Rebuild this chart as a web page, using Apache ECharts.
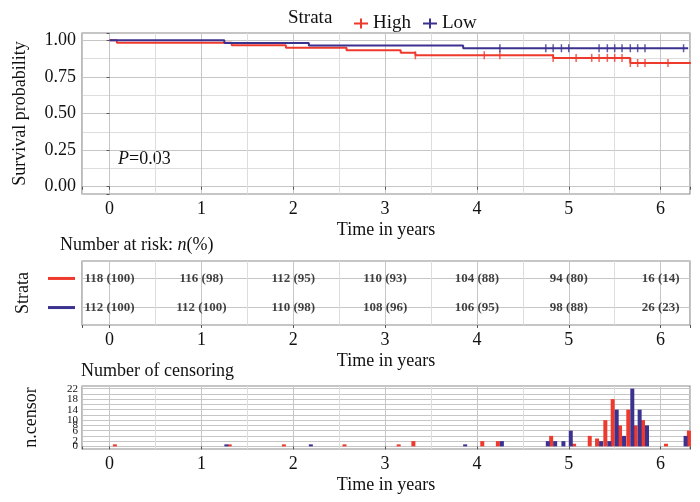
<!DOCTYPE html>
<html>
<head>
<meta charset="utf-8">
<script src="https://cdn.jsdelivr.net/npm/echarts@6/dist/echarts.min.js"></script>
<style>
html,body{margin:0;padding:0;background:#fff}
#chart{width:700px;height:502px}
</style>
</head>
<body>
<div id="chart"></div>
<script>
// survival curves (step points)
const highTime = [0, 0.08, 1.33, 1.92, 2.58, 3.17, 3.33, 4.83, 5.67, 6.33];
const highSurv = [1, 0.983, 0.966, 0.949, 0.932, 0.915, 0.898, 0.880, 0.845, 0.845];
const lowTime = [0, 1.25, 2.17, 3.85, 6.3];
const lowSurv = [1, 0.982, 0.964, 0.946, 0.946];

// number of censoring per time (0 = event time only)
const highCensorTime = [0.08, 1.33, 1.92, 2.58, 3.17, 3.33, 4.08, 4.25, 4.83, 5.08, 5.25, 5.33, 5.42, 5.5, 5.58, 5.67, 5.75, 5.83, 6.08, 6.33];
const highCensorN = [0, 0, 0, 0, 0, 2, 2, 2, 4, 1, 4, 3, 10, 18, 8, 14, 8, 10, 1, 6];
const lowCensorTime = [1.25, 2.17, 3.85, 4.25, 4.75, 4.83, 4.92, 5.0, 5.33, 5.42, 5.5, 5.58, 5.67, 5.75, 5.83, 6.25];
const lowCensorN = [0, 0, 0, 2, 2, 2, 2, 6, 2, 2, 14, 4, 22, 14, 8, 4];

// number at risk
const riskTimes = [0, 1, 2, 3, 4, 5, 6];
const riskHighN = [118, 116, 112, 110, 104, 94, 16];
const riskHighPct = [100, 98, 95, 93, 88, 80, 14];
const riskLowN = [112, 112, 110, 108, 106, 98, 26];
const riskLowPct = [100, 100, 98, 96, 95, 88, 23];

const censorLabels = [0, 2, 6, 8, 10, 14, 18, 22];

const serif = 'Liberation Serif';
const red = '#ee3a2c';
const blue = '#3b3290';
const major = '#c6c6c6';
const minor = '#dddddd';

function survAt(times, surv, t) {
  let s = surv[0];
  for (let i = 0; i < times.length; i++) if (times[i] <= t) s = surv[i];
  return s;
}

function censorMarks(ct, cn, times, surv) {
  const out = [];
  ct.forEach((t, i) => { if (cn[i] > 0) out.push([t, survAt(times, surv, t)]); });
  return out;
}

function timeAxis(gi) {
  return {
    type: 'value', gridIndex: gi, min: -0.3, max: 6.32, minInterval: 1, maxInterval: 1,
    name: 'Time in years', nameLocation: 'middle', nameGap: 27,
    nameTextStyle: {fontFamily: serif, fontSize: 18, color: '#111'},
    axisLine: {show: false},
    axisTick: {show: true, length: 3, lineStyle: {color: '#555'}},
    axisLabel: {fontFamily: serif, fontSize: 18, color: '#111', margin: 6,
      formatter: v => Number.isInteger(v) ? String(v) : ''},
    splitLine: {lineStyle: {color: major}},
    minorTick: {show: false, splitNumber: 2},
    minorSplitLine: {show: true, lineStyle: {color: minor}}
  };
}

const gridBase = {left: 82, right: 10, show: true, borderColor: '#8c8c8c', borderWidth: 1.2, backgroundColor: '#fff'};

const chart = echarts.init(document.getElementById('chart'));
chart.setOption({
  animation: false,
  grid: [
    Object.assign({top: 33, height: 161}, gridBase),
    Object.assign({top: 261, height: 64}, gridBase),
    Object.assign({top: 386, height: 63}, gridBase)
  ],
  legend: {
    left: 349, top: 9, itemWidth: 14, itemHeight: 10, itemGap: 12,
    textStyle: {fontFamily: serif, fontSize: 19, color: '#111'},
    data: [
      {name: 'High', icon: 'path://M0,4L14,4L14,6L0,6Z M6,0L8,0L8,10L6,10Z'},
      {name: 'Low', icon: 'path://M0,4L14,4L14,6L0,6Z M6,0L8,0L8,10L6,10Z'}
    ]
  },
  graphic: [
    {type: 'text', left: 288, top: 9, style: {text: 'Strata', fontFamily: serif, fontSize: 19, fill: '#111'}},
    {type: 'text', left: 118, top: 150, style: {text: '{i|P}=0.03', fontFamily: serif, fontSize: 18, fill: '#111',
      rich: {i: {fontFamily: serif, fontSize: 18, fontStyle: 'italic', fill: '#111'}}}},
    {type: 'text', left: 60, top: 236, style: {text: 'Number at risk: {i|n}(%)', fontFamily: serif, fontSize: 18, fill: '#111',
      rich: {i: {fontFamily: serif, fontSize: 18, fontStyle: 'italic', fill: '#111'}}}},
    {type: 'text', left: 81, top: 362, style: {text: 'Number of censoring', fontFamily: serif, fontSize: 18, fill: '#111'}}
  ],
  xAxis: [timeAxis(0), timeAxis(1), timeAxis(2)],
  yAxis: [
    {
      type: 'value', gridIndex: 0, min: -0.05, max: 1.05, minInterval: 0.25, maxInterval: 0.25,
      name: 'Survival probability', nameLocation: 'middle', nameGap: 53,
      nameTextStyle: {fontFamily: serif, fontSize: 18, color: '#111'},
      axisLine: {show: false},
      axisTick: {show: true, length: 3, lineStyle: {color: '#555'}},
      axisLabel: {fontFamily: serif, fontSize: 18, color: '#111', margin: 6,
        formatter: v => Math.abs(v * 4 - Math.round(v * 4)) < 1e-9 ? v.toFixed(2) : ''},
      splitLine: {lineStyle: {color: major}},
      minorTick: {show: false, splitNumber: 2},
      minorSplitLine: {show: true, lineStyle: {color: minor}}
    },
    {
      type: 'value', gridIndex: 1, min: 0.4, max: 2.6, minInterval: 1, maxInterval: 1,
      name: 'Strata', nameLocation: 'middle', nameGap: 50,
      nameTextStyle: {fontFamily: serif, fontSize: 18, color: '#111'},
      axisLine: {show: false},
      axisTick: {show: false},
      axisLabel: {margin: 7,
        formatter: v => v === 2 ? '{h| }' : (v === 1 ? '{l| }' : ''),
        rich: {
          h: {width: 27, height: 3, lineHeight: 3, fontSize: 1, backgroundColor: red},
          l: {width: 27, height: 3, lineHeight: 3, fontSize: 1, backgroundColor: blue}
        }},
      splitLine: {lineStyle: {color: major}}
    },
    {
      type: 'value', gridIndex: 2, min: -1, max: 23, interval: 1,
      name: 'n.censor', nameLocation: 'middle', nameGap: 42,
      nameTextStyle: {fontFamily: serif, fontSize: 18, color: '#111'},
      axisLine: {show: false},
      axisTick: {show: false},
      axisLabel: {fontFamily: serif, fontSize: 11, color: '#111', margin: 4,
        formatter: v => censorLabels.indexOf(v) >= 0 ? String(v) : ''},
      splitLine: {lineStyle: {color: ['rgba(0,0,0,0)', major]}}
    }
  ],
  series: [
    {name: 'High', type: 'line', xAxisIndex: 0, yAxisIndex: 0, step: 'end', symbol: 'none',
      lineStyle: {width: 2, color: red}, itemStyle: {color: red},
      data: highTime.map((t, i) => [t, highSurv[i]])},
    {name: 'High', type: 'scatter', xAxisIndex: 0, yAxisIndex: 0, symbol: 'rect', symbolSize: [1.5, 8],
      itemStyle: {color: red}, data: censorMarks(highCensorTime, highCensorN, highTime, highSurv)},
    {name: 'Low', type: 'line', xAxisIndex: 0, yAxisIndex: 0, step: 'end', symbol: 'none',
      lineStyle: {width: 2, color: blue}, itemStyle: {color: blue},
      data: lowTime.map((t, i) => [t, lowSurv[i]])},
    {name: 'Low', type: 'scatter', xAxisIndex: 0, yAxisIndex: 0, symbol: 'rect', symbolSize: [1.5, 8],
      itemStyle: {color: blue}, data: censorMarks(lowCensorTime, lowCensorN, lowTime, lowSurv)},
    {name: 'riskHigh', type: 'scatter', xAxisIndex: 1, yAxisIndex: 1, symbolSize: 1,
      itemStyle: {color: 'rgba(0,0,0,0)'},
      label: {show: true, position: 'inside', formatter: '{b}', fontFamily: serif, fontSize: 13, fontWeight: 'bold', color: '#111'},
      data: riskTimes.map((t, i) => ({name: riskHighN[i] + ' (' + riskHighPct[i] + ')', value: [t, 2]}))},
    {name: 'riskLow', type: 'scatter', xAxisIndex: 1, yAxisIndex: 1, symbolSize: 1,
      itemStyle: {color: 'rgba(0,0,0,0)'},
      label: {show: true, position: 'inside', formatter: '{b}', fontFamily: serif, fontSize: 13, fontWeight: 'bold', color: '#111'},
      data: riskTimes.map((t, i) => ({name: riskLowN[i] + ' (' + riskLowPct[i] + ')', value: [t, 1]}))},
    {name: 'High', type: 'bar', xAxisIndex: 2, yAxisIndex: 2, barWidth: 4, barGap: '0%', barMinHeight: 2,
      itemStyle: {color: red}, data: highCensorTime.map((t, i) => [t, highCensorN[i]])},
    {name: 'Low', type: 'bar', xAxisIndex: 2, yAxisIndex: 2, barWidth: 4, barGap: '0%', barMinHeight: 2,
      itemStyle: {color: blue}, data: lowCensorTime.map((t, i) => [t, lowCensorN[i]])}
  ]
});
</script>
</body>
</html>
--
WHAT IS REQUIRED:
Every line from the start of the listing above through the line with "22, 14, 8, 4];" should be repeated exactly; skip the pictures and add nothing else.

EXERCISE OUTPUT:
Rebuild this chart as a web page, using Apache ECharts.
<!DOCTYPE html>
<html>
<head>
<meta charset="utf-8">
<script src="https://cdn.jsdelivr.net/npm/echarts@6/dist/echarts.min.js"></script>
<style>
html,body{margin:0;padding:0;background:#fff}
#chart{width:700px;height:502px}
</style>
</head>
<body>
<div id="chart"></div>
<script>
// survival curves (step points)
const highTime = [0, 0.08, 1.33, 1.92, 2.58, 3.17, 3.33, 4.83, 5.67, 6.33];
const highSurv = [1, 0.983, 0.966, 0.949, 0.932, 0.915, 0.898, 0.880, 0.845, 0.845];
const lowTime = [0, 1.25, 2.17, 3.85, 6.3];
const lowSurv = [1, 0.982, 0.964, 0.946, 0.946];

// number of censoring per time (0 = event time only)
const highCensorTime = [0.08, 1.33, 1.92, 2.58, 3.17, 3.33, 4.08, 4.25, 4.83, 5.08, 5.25, 5.33, 5.42, 5.5, 5.58, 5.67, 5.75, 5.83, 6.08, 6.33];
const highCensorN = [0, 0, 0, 0, 0, 2, 2, 2, 4, 1, 4, 3, 10, 18, 8, 14, 8, 10, 1, 6];
const lowCensorTime = [1.25, 2.17, 3.85, 4.25, 4.75, 4.83, 4.92, 5.0, 5.33, 5.42, 5.5, 5.58, 5.67, 5.75, 5.83, 6.25];
const lowCensorN = [0, 0, 0, 2, 2, 2, 2, 6, 2, 2, 14, 4, 22, 14, 8, 4];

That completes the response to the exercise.